As I am sure many of you have heard (and if you have not, then I am jealous that you have been hiding under a rock, curled up and well-rested), last week Mr. Banksy managed to pull a new one on us.
Shortly after the hammer came down on the item for the final bidding of $1.2 millions dollars, the canvas of “Girl With Balloon” by famous anonymous artist, Banksy, began to pass through a shredder installed in the frame. The alarms went off, the staff took away the painting in panic and now a week later, the painting’s value raises another million dollars and the woman who bid on the painting decided to keep it, half shredded and all.
Since his Tate Gallery stunt of 2003, this guy (or girl, because everything is possible nowadays), has been in the headlines for years after. Never before had something like that been attempted in reputable museums. In 2013 he came back with his Better Out Than In exhibit, where he made all of New York his museum institution that housed his artworks. Then in 2015, he produced the unhappiest place on earth, Dismaland, where he gathered a group of fellow street artists and created a (literal) theme park filled with themes of apocalypse, anti-consumerism, and pointed social critiques on celebrity culture, immigration, and law enforcement. Lastly in 2017 with his Walled off Hotel experience in Bethlehem, West Bank where he constructed a hotel with the “worst view in the world” across an alley from the 26-foot wall that separates Israelis from Palestinians.

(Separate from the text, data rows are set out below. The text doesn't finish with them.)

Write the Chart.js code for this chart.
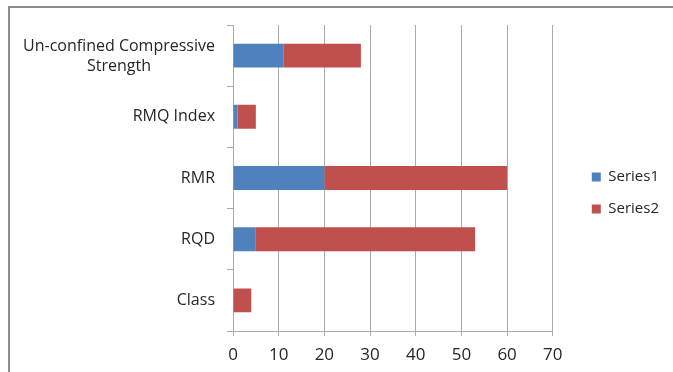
<!DOCTYPE html>
<html>
<head>
<meta charset="utf-8">
<script src="https://cdn.jsdelivr.net/npm/chart.js@4"></script>
<style>
  html, body { margin: 0; padding: 0; background: #ffffff; }
  #wrap { position: relative; width: 673px; height: 372px; overflow: hidden; }
  #frame { position: absolute; left: 8px; top: 6px; width: 720px; height: 420px;
           border-top: 2px solid #8c8c8c; border-left: 2px solid #8c8c8c; }
  canvas { position: absolute; left: 0; top: 0; }
</style>
</head>
<body>
<div id="wrap">
  <div id="frame"></div>
  <canvas id="chart" width="673" height="372"></canvas>
</div>
<script>
// Rock mass parameters (top to bottom)
const categories = [['Un-confined Compressive', 'Strength'], 'RMQ Index', 'RMR', 'RQD', 'Class'];
const series1 = [11, 1, 20, 5, 0];
const series2 = [17, 4, 40, 48, 4];
const seriesNames = ['Series1', 'Series2'];
const xMin = 0, xMax = 70, xStep = 10;

const TEXT = '#262626';
const LINE = '#ababab';
const FONT = '"Open Sans", "DejaVu Sans", sans-serif';

// Category labels: block right-aligned against the axis, lines centred within the block
const categoryLabels = {
  id: 'categoryLabels',
  afterDraw(chart) {
    const ys = chart.scales.y;
    const ctx = chart.ctx;
    ctx.save();
    ctx.font = '16px ' + FONT;
    ctx.fillStyle = TEXT;
    ctx.textBaseline = 'middle';
    ctx.textAlign = 'center';
    const right = ys.right - 18;
    chart.data.labels.forEach((lab, i) => {
      const lines = Array.isArray(lab) ? lab : [lab];
      const w = Math.max(...lines.map(l => ctx.measureText(l).width));
      const cx = right - w / 2;
      const yc = ys.getPixelForTick(i) + (lines.length > 1 ? 1 : 0);
      const lh = 20;
      lines.forEach((l, j) => ctx.fillText(l, cx, yc + (j - (lines.length - 1) / 2) * lh));
    });
    ctx.restore();
  }
};

// Move the legend block to sit further out in the right margin
const legendOffset = {
  id: 'legendOffset',
  afterLayout(chart) {
    const lg = chart.legend;
    if (!lg) return;
    const dx = 22, dy = -5.5;
    lg.left += dx; lg.right += dx;
    lg.top += dy; lg.bottom += dy;
  }
};

new Chart(document.getElementById('chart'), {
  type: 'bar',
  data: {
    labels: categories,
    datasets: [
      { label: seriesNames[0], data: series1, backgroundColor: '#4f81bd', borderWidth: 0 },
      { label: seriesNames[1], data: series2, backgroundColor: '#c0504d', borderWidth: 0 }
    ]
  },
  options: {
    indexAxis: 'y',
    responsive: false,
    animation: false,
    events: [],
    layout: { padding: { top: 25, right: 26, bottom: 0, left: 0 } },
    datasets: { bar: { categoryPercentage: 1.0, barPercentage: 0.39 } },
    scales: {
      x: {
        stacked: true,
        min: xMin, max: xMax,
        ticks: { stepSize: xStep, color: TEXT, font: { family: FONT, size: 17 }, padding: 9, maxRotation: 0 },
        grid: { color: LINE, lineWidth: 1, drawTicks: true, tickLength: 5, tickColor: LINE },
        border: { display: true, color: LINE, width: 1 },
        afterFit(scale) { scale.height = 41; }
      },
      y: {
        stacked: true,
        ticks: { display: false },
        grid: { offset: true, drawOnChartArea: false, drawTicks: true, tickLength: 6, color: LINE },
        border: { display: true, color: LINE, width: 1 },
        afterFit(scale) { scale.width = 233; }
      }
    },
    plugins: {
      legend: {
        position: 'right',
        align: 'center',
        labels: {
          boxWidth: 9, boxHeight: 9, padding: 17,
          color: TEXT,
          font: { family: FONT, size: 15 }
        }
      },
      tooltip: { enabled: false }
    }
  },
  plugins: [categoryLabels, legendOffset]
});
</script>
</body>
</html>
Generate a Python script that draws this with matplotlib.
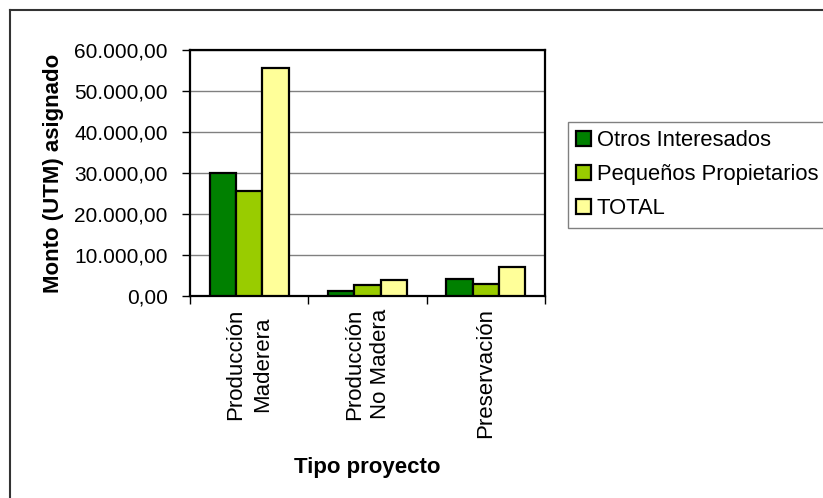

Many criticisms of his work revolve around its being inherently negative, critical, derivative, only interesting to dumb people (looking at you,
As for me, Banksy is and always will be one of the most important artists in the history of art.
The reason I believe he is important is not only through the messages he/she/they portrays (now I am assuming it is a collective group of people), but the way that those messages are portrayed. Banksy’s art has long been rife with political overtones, as he once told his friend, the author Tristan Manco, that he likes “the political edge” of his work. “All graffiti is low-level dissent, but stencils have an extra history,” he said. “They’ve been used to start revolutions and to stop wars.”
Indeed, Banksy seems to be mounting his own revolution against the social politics of the world. But even though politics and activism are frequently referenced by artists (both little-known and famous), the immediacy and accessibility of Banksy’s politically-inspired work makes it especially potent. “All art is political in some way, but Banksy always has that quick response,” Rachel Campbell Johnston, the London Times art critic, told The Daily Beast. “It’s prominent because it’s in the moment and visible to the public. He uses art as a weapon. I think many artists use politics in order to get into galleries, whereas Banksy does the opposite.”
While some art critics think Banksy’s art is too obvious, others think his on-the-nose political one-liners are genius. It is very sharp, almost like a political cartoonist joke that you find in newspaper columns with a punchline.
Another thing that makes Banksy one of the most important figures in art history is that even though his artwork fetches hundreds of thousands of dollars at auction without his consent, Banksy gives it away for free. He/she/they isn’t/aren’t represented by galleries (that we know of), and as a result, he’s/she’s/they’re entirely in control of his/her/their own narrative.
At the moment, the value of his artwork is skyrocketing by the second. Already his famous shredding has been adapted into pop culture by McDonalds, Perrier, and even IKEA.